Update runs are much quicker, around 3 hours. It depends mostly on what RNA families are concerned by the update.

Post-computation tasks (estimate quality)

If your did not ask for automatic run of statistics over the produced dataset with the -s option, you can run them later using the file

python3.8 --3d-folder path/to/3D/data/folder --seq-folder path/to/sequence/data/folder -r 20.0

/!\ Beware, if not precised with option -r, no resolution threshold is applied and all the data in RNANet.db is used.

By default, this computes:

  • Computation of sequence identity matrices
  • Statistics over the sequence lengths, nucleotide frequencies, and basepair types by RNA family
  • Overall database content statistics

If you have run RNANet once with option --extract, additionally, you can compute more by passing the options:

  • With option --distance-matrices to compute pairwise residue distances within the chain for every chain, and compute average and standard deviations by RNA families. This is supposed to capture the average shape of an RNA family. The distance matrices are the size of the family's covariance model (match states). Unresolved nucleotides or deletions to the covariance model are NaNs.

If you have run RNANet once with options --no-homology and --extract, you unlock new statistics over unmapped chains.

  • You will be allowed to use option --wadley to reproduce Wadley & al. (2007) results automatically. These are clustering results of the pseudotorsions angles of the backbone.

Output files

  • results/RNANet.db is a SQLite database file containing several tables with all the information, which you can query yourself with your custom requests,
  • 3D-folder-you-passed-in-option/datapoints/* are flat text CSV files, one for one RNA chain mapped to one RNA family, gathering the per-position nucleotide descriptors,
  • archive/RNANET_datapoints_{DATE}.tar.gz is a compressed archive of the above CSV files (only if you passed the --archive option)
  • archive/RNANET_alignments_latest.tar.gz is a compressed archive of multiple sequence alignments in FASTA format, one per RNA family, including only the portions of chains with a 3D structure which are mapped to a family. The alignment has been computed with all the RFam sequences of that family, but they have been removed then.
  • path-to-3D-folder-you-passed-in-option/rna_mapped_to_Rfam If you used the --extract option, this folder contains one mmCIF file per RNA chain mapped to one RNA family, without other chains, proteins (nor ions and ligands by default). If you used both --extract and --no-homology, this folder is called rna_only.
  • results/summary.csv summarizes information about the RNA chains
  • results/families.csv summarizes information about the RNA families
  • results/pair_types.csv summarizes statistics about base-pair types in every family.
  • results/frequencies.csv summarizes statistics about nucleotides frequencies in every family (including all known modified bases)

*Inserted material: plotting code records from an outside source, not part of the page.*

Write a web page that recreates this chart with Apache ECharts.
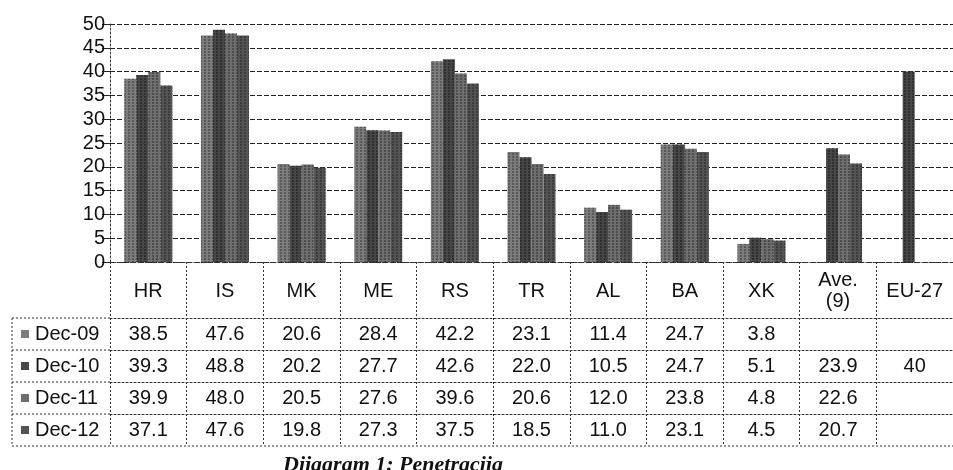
<!DOCTYPE html>
<html>
<head>
<meta charset="utf-8">
<script src="https://cdn.jsdelivr.net/npm/echarts@6/dist/echarts.min.js"></script>
<style>
    html, body { margin: 0; padding: 0; background: #fff; }
    #chart { width: 953px; height: 470px; }
</style>
</head>
<body>
<div id="chart"></div>
<script>
const categories = ['HR', 'IS', 'MK', 'ME', 'RS', 'TR', 'AL', 'BA', 'XK', 'Ave.\n(9)', 'EU-27'];
const seriesNames = ['Dec-09', 'Dec-10', 'Dec-11', 'Dec-12'];
const dec09 = [38.5, 47.6, 20.6, 28.4, 42.2, 23.1, 11.4, 24.7, 3.8, null, null];
const dec10 = [39.3, 48.8, 20.2, 27.7, 42.6, 22.0, 10.5, 24.7, 5.1, 23.9, 40];
const dec11 = [39.9, 48.0, 20.5, 27.6, 39.6, 20.6, 12.0, 23.8, 4.8, 22.6, null];
const dec12 = [37.1, 47.6, 19.8, 27.3, 37.5, 18.5, 11.0, 23.1, 4.5, 20.7, null];
const yMin = 0, yMax = 50, yStep = 5;

const rows = [dec09, dec10, dec11, dec12];
const barColors = ['#7c7c7c', '#474747', '#6e6e6e', '#545454'];
const dotColors = ['#3a3a3a', '#1e1e1e', '#303030', '#262626'];

const font = '"Liberation Sans", Arial, sans-serif';
const gridLeft = 110, gridTop = 24, floorY = 262;
const rowTop = 318, rowH = 32;

const dotted = { type: [2, 2], color: '#333', width: 1 };

const fmt = v => (v === null || v === undefined) ? '' : (v === 40 ? '40' : v.toFixed(1));

// the table rows are extra category axes hung under the plot
const rowAxes = rows.map((vals, k) => ({
    type: 'category',
    gridIndex: 0,
    position: 'bottom',
    offset: rowTop + rowH * k - floorY,
    data: categories,
    axisLine: { show: true, lineStyle: dotted },
    axisTick: { show: false },
    axisLabel: {
        interval: 0,
        margin: rowH / 2,
        verticalAlign: 'middle',
        fontFamily: font,
        fontSize: 20,
        color: '#111',
        formatter: (v, i) => fmt(vals[i])
    }
}));

const series = rows.map((vals, k) => ({
    name: seriesNames[k],
    type: 'bar',
    data: vals,
    barWidth: 12,
    barGap: '0%',
    itemStyle: {
        color: barColors[k],
        decal: {
            symbol: 'rect',
            symbolSize: 0.7,
            color: dotColors[k],
            dashArrayX: [2, 2],
            dashArrayY: [2, 1],
            rotation: 0
        }
    }
}));

const graphic = [];
// left column (series labels) box
for (let k = 0; k <= rows.length; k++) {
    graphic.push({
        type: 'line',
        shape: { x1: 12, y1: rowTop + rowH * k, x2: k === rows.length ? 953 : gridLeft, y2: rowTop + rowH * k },
        style: { stroke: '#333', lineWidth: 1, lineDash: [2, 2] }
    });
}
graphic.push({
    type: 'line',
    shape: { x1: 12, y1: rowTop, x2: 12, y2: rowTop + rowH * rows.length },
    style: { stroke: '#333', lineWidth: 1, lineDash: [2, 2] }
});
seriesNames.forEach((name, k) => {
    const cy = rowTop + rowH * k + rowH / 2;
    graphic.push({
        type: 'rect',
        shape: { x: 21, y: cy - 4, width: 8, height: 8 },
        style: { fill: barColors[k] }
    });
    graphic.push({
        type: 'text',
        x: 35, y: cy,
        style: { text: name, font: '20px ' + font, fill: '#111', verticalAlign: 'middle' }
    });
});
graphic.push({
    type: 'text',
    x: 283, y: 454,
    style: {
        text: 'Dijagram 1: Penetracija',
        font: 'italic bold 22px "Liberation Serif", "Times New Roman", serif',
        fill: '#111'
    }
});

const option = {
    animation: false,
    aria: { enabled: true, decal: { show: true } },
    grid: { left: gridLeft, right: 0, top: gridTop, bottom: 470 - floorY },
    xAxis: [{
        type: 'category',
        data: categories,
        axisLine: { show: true, lineStyle: dotted },
        axisTick: { show: true, interval: 0, length: rowTop + rowH * rows.length - floorY, lineStyle: dotted },
        axisLabel: {
            interval: 0,
            margin: 29,
            verticalAlign: 'middle',
            fontFamily: font,
            fontSize: 20,
            lineHeight: 21,
            color: '#111'
        }
    }].concat(rowAxes),
    yAxis: {
        type: 'value',
        min: yMin,
        max: yMax,
        interval: yStep,
        axisLine: { show: true, lineStyle: dotted },
        axisTick: { show: true, length: 8, lineStyle: { color: '#222' } },
        axisLabel: { fontFamily: font, fontSize: 20, color: '#111', margin: 5 },
        splitLine: { show: true, lineStyle: { color: '#222', width: 1.2, type: [5, 2] } }
    },
    series,
    graphic
};

const chart = echarts.init(document.getElementById('chart'));
chart.setOption(option);
window.addEventListener('resize', () => {
    chart.resize();
});
</script>
</body>
</html>
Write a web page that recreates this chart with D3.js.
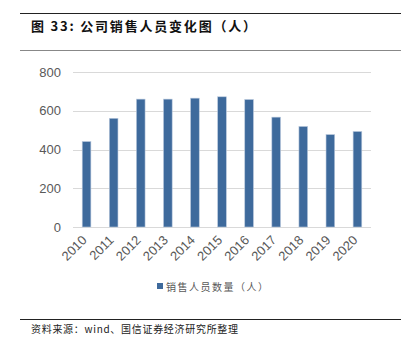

Other folders are created and not deleted, which you might want to conserve to avoid re-computations in later runs:

  • path-to-sequence-folder-you-passed-in-option/rfam_sequences/fasta/ contains compressed FASTA files of the homologous sequences used, by Rfam family.
  • path-to-sequence-folder-you-passed-in-option/realigned/ contains families covariance models (*.cm), unaligned list of sequences (*.fa), and multiple sequence alignments in both formats Stockholm and Aligned-FASTA (*.stk and *.afa). Also contains SINA homolgous sequences databases LSU.arb and SSU.arb, and their index files (*.sidx).
  • path-to-3D-folder-you-passed-in-option/RNAcifs/ contains mmCIF structures directly downloaded from the PDB, which contain RNA chains,
  • path-to-3D-folder-you-passed-in-option/annotations/ contains the raw JSON annotation files of the previous mmCIF structures. You may find additional information into them which is not properly supported by RNANet yet.